Visiting the English Place Name Survey

I was in Nottingham for OSGIS at the Centre for Geospatial Sciences on Tuesday; skipped out between lunch and coffee break to visit the English Place Name Survey in the same leafy campus.

A card file at EPNS

A card file at EPNS

Met with Paul Cavill, who dropped me right in to the heart of the operation – stacks of index cards in shoe boxes. Each major name has a set of annotation cards, describing different related names and their associations and sources – which range from Victorian maps to Anglo-Saxon chronicles.

The editing process takes the card sets and turns them right into print-ready manuscript. The manuscript then has very consistent layout conventions – capitalisation, indentation. This is going to make our work of structure mining a lot easier.

Another bonus I wasn’t expecting was the presence of OSGB grid references for all the major names. The task of making links becomes a snap – I was imagining a lot of iterative guesswork based on clustering and closeness to names in other sources. (There are four Waltons in the UK in geonames, dozens in the EPNS).

On this basis I reckon the entity recognition will be a breeze, LTG will hardly have to stretch their muscles, which means we can ask them to work on grammars and machine learning recognisers for parts of other related archives within the scope of CHALICE.

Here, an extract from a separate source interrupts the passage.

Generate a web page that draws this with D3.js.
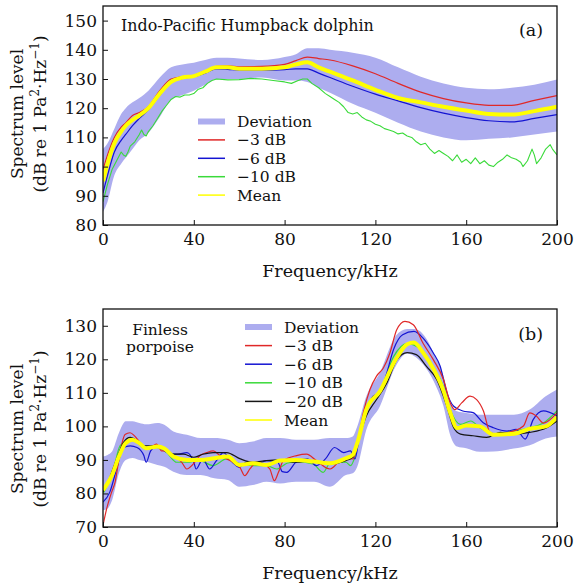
<!DOCTYPE html>
<html><head><meta charset="utf-8">
<script src="https://cdn.jsdelivr.net/npm/d3@7"></script>
<style>
body{margin:0;background:#fff}
text{font-family:"DejaVu Serif",serif;fill:#111}
</style>
</head><body>
<script>
// ---------------- Shared ----------------
const xTicks = [0, 40, 80, 120, 160, 200];

// ---------------- Panel (a): Indo-Pacific Humpback dolphin ----------------
const yTicksA = [80, 90, 100, 110, 120, 130, 140, 150];
const freqA = [0,2,5,8,10,13,16,20,25,30,35,40,45,50,55,60,70,80,85,90,95,100,110,120,130,140,150,160,170,180,190,200];
const meanA = [95,101,108,112,114,116,117.5,120,125,129,130.5,131,132.5,134,134,133.5,133.5,134,135,135.7,134,132.5,129.5,126.3,123.5,122,120.5,119.2,118,117.8,119,120.5];
const devHiA = [106,108,113,118,120,122,123.5,126,130.5,134,135,135.6,136.5,137.3,137.3,137,136.5,137.5,138.5,140.5,140.5,140,139,137.3,134,130.8,128.5,127,126.5,127,128,129.8];
const devLoA = [84.5,88,97,101,103,106,109,111.5,117,123,124.5,126,128,130,130,130,130.5,129.5,129.5,129,127,125.3,121.5,118.4,115,112,110,109,109.5,110,111,112];
const minus3A = [99,104,110,113.5,115,117.5,118.5,120.5,126,130,130.8,131.2,132.8,134.3,134.5,134.2,134.3,135,136.3,137.5,137,136.5,134.5,131.8,128.5,125.5,123.3,121.8,121,121,122.7,124.3];
const minus6A = [91,97,105,109,111,114,116.5,119.5,124.5,128.8,130.2,130.8,132,133.5,133.3,133,133,133.2,133.5,133.5,132,130.5,127.5,124.8,122.5,120.2,118.3,116.8,115.7,115.3,116.5,117.8];
const freq10A = [0,2,4,6,8,9,10,11,12,14,16,17,18,19,20,22,24,26,28,30,32,34,36,38,40,42,44,46,48,50,55,60,65,70,75,80,83,86,88,90,92,95,98,100,102,104,106,108,110,112,114,116,118,120,122,124,126,128,130,132,134,136,138,140,142,144,146,148,150,152,154,156,158,160,162,164,166,168,170,172,174,176,178,180,182,184,185,187,189,190,191,193,195,197,198,200];
const minus10A = [88,94,99,102,105,104,103.5,105,107,108.5,111,112.5,111,110.5,112,114,116.5,119,121,123,124,123.8,124.5,124.5,125,126.5,127,128.5,129.5,130,129.7,129.8,130.2,130,129.5,129,128.5,129.5,130,130,128.5,127,125,124,123,122,120.5,118.5,118,118.5,117,116,115.5,114.5,114,113,112.5,112,111.2,111.5,110.5,110,108.5,107.5,108,106,104.5,105.5,104.5,103.5,102,104,101.5,102.5,101,103,101,102,100.5,100,101.5,102.5,104,103,102.5,101.5,100,102,106,104,101,103,106,107.5,106,104];

// ---------------- Panel (b): Finless porpoise ----------------
const yTicksB = [70, 80, 90, 100, 110, 120, 130];
const freqB = [0,2,4,7,10,13,16,19,24,27,31,37,43,49,55,60,66,72,78,85,93,100,107,110,112,116,122,129,134,137,141,146,150,153,156,160,166,172,181,188,195,200];
const meanB = [81,83,85.5,91,95,96,95,93.5,94,93.4,91,90,90,90.5,91,88.5,89,88.5,89.8,90,89.5,89,90.5,91.5,95,105,110.5,120,124.5,125,122,116.6,110.6,104,99.5,100.3,100,97.5,97.8,99.3,100,102.8];
const devHiB = [91,91.5,92.5,98,101.5,101.5,101,100.6,101,100.5,98.5,97.5,96.5,96.5,96,95,95.5,96.5,96.5,96,96,96.5,96.5,97,100,109,116,127,129,129,127.5,121.5,115,107,104.5,104,103.5,103.5,103.5,105,109,111];
const devLoB = [75,75.5,78,86,90,90.6,90,89.5,88.5,88,86.5,85.5,85.5,84.5,84,82,82.5,83.5,83,83.5,83.5,82,85.5,86,88,99,106,118,121.7,121,118.5,113,106,97.3,94,93.5,92.4,92.5,93.4,94.4,96.4,97];
const freq3B = [0,1.6,3.8,5.3,7.5,9.7,11.9,14,16.3,19.2,22,23.6,25.8,28,31,34.7,36.9,39.8,42.7,45.7,48.6,51.5,54.5,57.4,60.3,62.5,64.7,67.7,70.6,73.5,75.5,77.3,79.5,85.3,89.7,94,100,105.8,110.2,112.5,114.7,117.6,120.5,123.5,126.4,129.4,133,136.7,141,145.5,150,153,155,158,161.7,164.6,167.6,170.5,173.5,180.7,185.2,188,191,194,200];
const minus3B = [70.5,75.4,80.4,83.3,92.2,97.6,98.1,97.1,95.2,93.7,94.2,94.7,92.7,92.7,91.3,89.3,87.3,88.8,91.3,92.2,92.7,91.3,90.3,89.3,87.8,85.3,87.3,89.3,88.8,87.3,83.8,86.3,89.8,91.3,91.7,89.8,87.3,90.3,90.3,96.2,104.1,111,115,117.4,121.9,128.8,131.3,130.3,124.8,119.9,114,107,105,107,109,108,104.6,98.2,97.7,98.6,100.1,104,103,101,104];
const freq6B = [0,3,6,9,12,15,18,19,21,24,27,30,33,37,40,41,44,47,50,53,57,60,63,68,72,77,79,81,85,90,94,98,102,106,109,111,113,116,119,122,125,128,132,137,141,145.5,148.5,151.5,154.5,158.5,163,167.5,172,178,182,186,189.5,194,200];
const minus6B = [77.4,80.4,87.3,93.7,94.2,93.7,91.3,89.3,92.7,94.2,92.7,91.7,91.7,92.2,89.3,87.3,90.3,87.3,89.8,92.2,89.3,87.8,89.3,88.8,89.8,89.3,86.5,86.3,89.3,90.3,88.3,90.3,93.7,92.2,92.7,90.3,97.2,104.1,109,110,115.9,122.9,127.3,128.3,126.3,121.9,118,110,106,104.6,104.1,101.1,99.6,98.6,99.1,96.2,102,104.6,103.1];
const freq10B = [0,4.5,7.5,10.5,13.5,16.5,19,23.5,28,32.5,37,42.5,48.5,54.5,60.5,66,72,76.5,81,85,92.5,97,100,107,109,111,113,116,122,128,134,140,145.5,150,153,157.5,162,166,173.5,180.5,188,194,200];
const minus10B = [79.9,87,94.2,95.7,96.2,94.2,93.2,93.7,92.2,89.3,89.3,89.8,88.3,90.3,88.8,88.3,88.3,87.3,89,89.5,88.8,86.3,89,89.3,88.3,91,97,106,110,120.8,124.7,122.9,117.4,111.9,105,100.6,101.6,99.6,97.7,98.6,99.6,101,104.6];
const freq20B = [0,3,6,9,12,15,18,22,26.5,31,35.5,40,44,48.5,54.5,60.5,66,72,78,85,92.5,100,107,110,113,116,120.5,125,129.5,134,138,142.5,147,151.5,154.5,157.5,163,169,175,180.5,188,195.5,200];
const minus20B = [80.4,84.8,90.3,95.2,96.7,95.7,94.2,94.2,93.7,91.7,91.7,90.8,91.7,92.2,92.2,90.3,89.3,89.8,90,89.3,89.8,88.8,89.8,90.8,97.2,103.1,108,112.9,119.9,122,121.4,117.9,114,106,99.6,97.7,97.2,96.7,98.2,97.7,98.2,99.6,101.6];

const legendA = ["Deviation", "\u22123 dB", "\u22126 dB", "\u221210 dB", "Mean"];
const legendB = ["Deviation", "\u22123 dB", "\u22126 dB", "\u221210 dB", "\u221220 dB", "Mean"];

// ---------------- Styles ----------------
const C = {band: "#adadef", red: "#e02828", blue: "#1414d2", green: "#3ada3a", black: "#161616", yellow: "#ffff00"};

const svg = d3.select("body").append("svg").attr("width", 574).attr("height", 587);

function drawPanel(o) {
  const g = svg.append("g");
  const x = d3.scaleLinear().domain([0, 200]).range([o.left, o.right]);
  const y = d3.scaleLinear().domain(o.yDomain).range([o.bottom, o.top]);
  const clipId = "clip" + o.id;
  svg.append("clipPath").attr("id", clipId).append("rect")
    .attr("x", o.left).attr("y", o.top).attr("width", o.right - o.left).attr("height", o.bottom - o.top);
  const plot = g.append("g").attr("clip-path", `url(#${clipId})`);

  const bandData = o.bandF.map((f, i) => ({f, lo: o.bandLo[i], hi: o.bandHi[i]}));
  plot.append("path").datum(bandData)
    .attr("d", d3.area().x(d => x(d.f)).y0(d => y(d.lo)).y1(d => y(d.hi)).curve(d3.curveMonotoneX))
    .attr("fill", C.band).attr("stroke", "none");

  o.series.forEach(s => {
    const data = s.f.map((f, i) => ({f, v: s.v[i]}));
    plot.append("path").datum(data)
      .attr("d", d3.line().x(d => x(d.f)).y(d => y(d.v)).curve(s.curve || d3.curveMonotoneX))
      .attr("fill", "none").attr("stroke", s.color).attr("stroke-width", s.width)
      .attr("stroke-linejoin", "round");
  });

  // axes
  const xa = g.append("g").attr("transform", `translate(0,${o.bottom})`)
    .call(d3.axisBottom(x).tickValues(xTicks).tickSizeInner(-5).tickSizeOuter(0).tickPadding(8));
  const ya = g.append("g").attr("transform", `translate(${o.left},0)`)
    .call(d3.axisLeft(y).tickValues(o.yTicks).tickSizeInner(-5).tickSizeOuter(0).tickPadding(6));
  [xa, ya].forEach(a => {
    a.select(".domain").remove();
    a.attr("font-family", "DejaVu Serif, serif").attr("font-size", 17);
    a.selectAll("line").attr("stroke", "#111").attr("stroke-width", 1);
    a.selectAll("text").attr("fill", "#111");
  });

  g.append("rect").attr("x", o.left).attr("y", o.top)
    .attr("width", o.right - o.left).attr("height", o.bottom - o.top)
    .attr("fill", "none").attr("stroke", "#111").attr("stroke-width", 1.3);

  // axis titles
  g.append("text").attr("x", (o.left + o.right) / 2).attr("y", o.bottom + 52)
    .attr("text-anchor", "middle").attr("font-size", 17.5).text("Frequency/kHz");
  g.append("text").attr("transform", `translate(23,${o.yTitleCy}) rotate(-90)`)
    .attr("text-anchor", "middle").attr("font-size", 17).text("Spectrum level");
  const t2 = g.append("text").attr("transform", `translate(46,${o.yTitleCy}) rotate(-90)`)
    .attr("text-anchor", "middle").attr("font-size", 17);
  t2.append("tspan").text("(dB re 1 Pa");
  t2.append("tspan").attr("dy", -7).attr("font-size", 12).text("2");
  t2.append("tspan").attr("dy", 7).text("\u00b7Hz");
  t2.append("tspan").attr("dy", -7).attr("font-size", 12).text("\u22121");
  t2.append("tspan").attr("dy", 7).text(")");

  // annotations
  o.notes.forEach(n => {
    g.append("text").attr("x", n.x).attr("y", n.y).attr("text-anchor", n.anchor || "start")
      .attr("font-size", n.size).text(n.text);
  });

  // legend
  const lg = g.append("g");
  o.legend.forEach((label, i) => {
    const cy = o.legY + i * o.legStep;
    const s = o.legStyles[i];
    lg.append("line").attr("x1", o.legX).attr("x2", o.legX + 27).attr("y1", cy).attr("y2", cy)
      .attr("stroke", s.color).attr("stroke-width", s.width);
    lg.append("text").attr("x", o.legX + 39).attr("y", cy + 5.5).attr("font-size", 15.5).text(label);
  });
}

drawPanel({
  id: "a", left: 103, right: 557, top: 6, bottom: 225, yDomain: [80, 155], yTicks: yTicksA,
  yTitleCy: 114,
  bandF: freqA, bandLo: devLoA, bandHi: devHiA,
  series: [
    {f: freq10A, v: minus10A, color: C.green, width: 1.1, curve: d3.curveLinear},
    {f: freqA, v: minus6A, color: C.blue, width: 1.2},
    {f: freqA, v: minus3A, color: C.red, width: 1.2},
    {f: freqA, v: meanA, color: C.yellow, width: 4}
  ],
  notes: [
    {x: 121, y: 31, size: 15.9, text: "Indo-Pacific Humpback dolphin"},
    {x: 543, y: 36, size: 17.5, anchor: "end", text: "(a)"}
  ],
  legend: legendA, legX: 198, legY: 121.5, legStep: 18.4,
  legStyles: [
    {color: C.band, width: 6}, {color: C.red, width: 1.5}, {color: C.blue, width: 1.5},
    {color: C.green, width: 1.5}, {color: C.yellow, width: 1.5}
  ]
});

drawPanel({
  id: "b", left: 103, right: 557, top: 309, bottom: 527, yDomain: [70, 135], yTicks: yTicksB,
  yTitleCy: 429,
  bandF: freqB, bandLo: devLoB, bandHi: devHiB,
  series: [
    {f: freq10B, v: minus10B, color: C.green, width: 1.2},
    {f: freq6B, v: minus6B, color: C.blue, width: 1.2},
    {f: freq3B, v: minus3B, color: C.red, width: 1.2},
    {f: freq20B, v: minus20B, color: C.black, width: 1.2},
    {f: freqB, v: meanB, color: C.yellow, width: 4}
  ],
  notes: [
    {x: 160, y: 335, size: 15.5, anchor: "middle", text: "Finless"},
    {x: 160, y: 352, size: 15.5, anchor: "middle", text: "porpoise"},
    {x: 543, y: 340, size: 17.5, anchor: "end", text: "(b)"}
  ],
  legend: legendB, legX: 245, legY: 327, legStep: 18.6,
  legStyles: [
    {color: C.band, width: 6}, {color: C.red, width: 1.5}, {color: C.blue, width: 1.5},
    {color: C.green, width: 1.5}, {color: C.black, width: 1.5}, {color: C.yellow, width: 1.5}
  ]
});
</script>
</body></html>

Pic_0622_026And we would have freedom in the EDINA team’s time to do more – specifically to look at using the National Map Library of Scotland’s map rectifier tools to correlate the gazetteer with detailed line-drawn maps  also created by the late H. D. G. Foxall. Digitisations of these maps live in the Shropshire Records Office. We must talk with them about their plans (the Records Office holds copyright in the scans).

The eye-opener for me was the index of sources, or rather the bibliography. Each placename variant is marked with a few letters identifying the source of the name. So the index itself provides a key to old maps and gazetteers and archival records. To use Ant Beck’s phrase the EPNS looks like a “decoupled synthesis” of placename knowledge in all these sources. If we extract its structure, we are recoupling the synthesis and the sources, and now know where to look next to go text mining and digitising.

Pic_0622_024So we have the Shropshire Hundreds as a great place to start, as this is where the EPNS are working on now and the volumes are “born digital”. Back at CDDA, Paul Ell has some of the very earliest volumes digitised, and if we find a sample from the middle, we can produce grammar rules that we can be pretty confident will extract the right structure from the whole set, when the time comes to digitise and publish the entire 80+ volume, and growing, set.

But now i’m fascinated by the use of the EPNS derived data as a concordance to so many associated archives documenting historic social patterns. Towards the end of our chat Paul Cavill was speculating about reconstructing Anglo-Saxon England by means of text mining and georeferencing archives – we could provide a reference map to help archaeologists understand what they are finding, or even help them focus on where to look for interesting archaeology.

Paul had been visited by the time-travelling Mormons digitising everything a couple of weeks previously, and will hopefully offer an introduction – i would really, really like to meet them.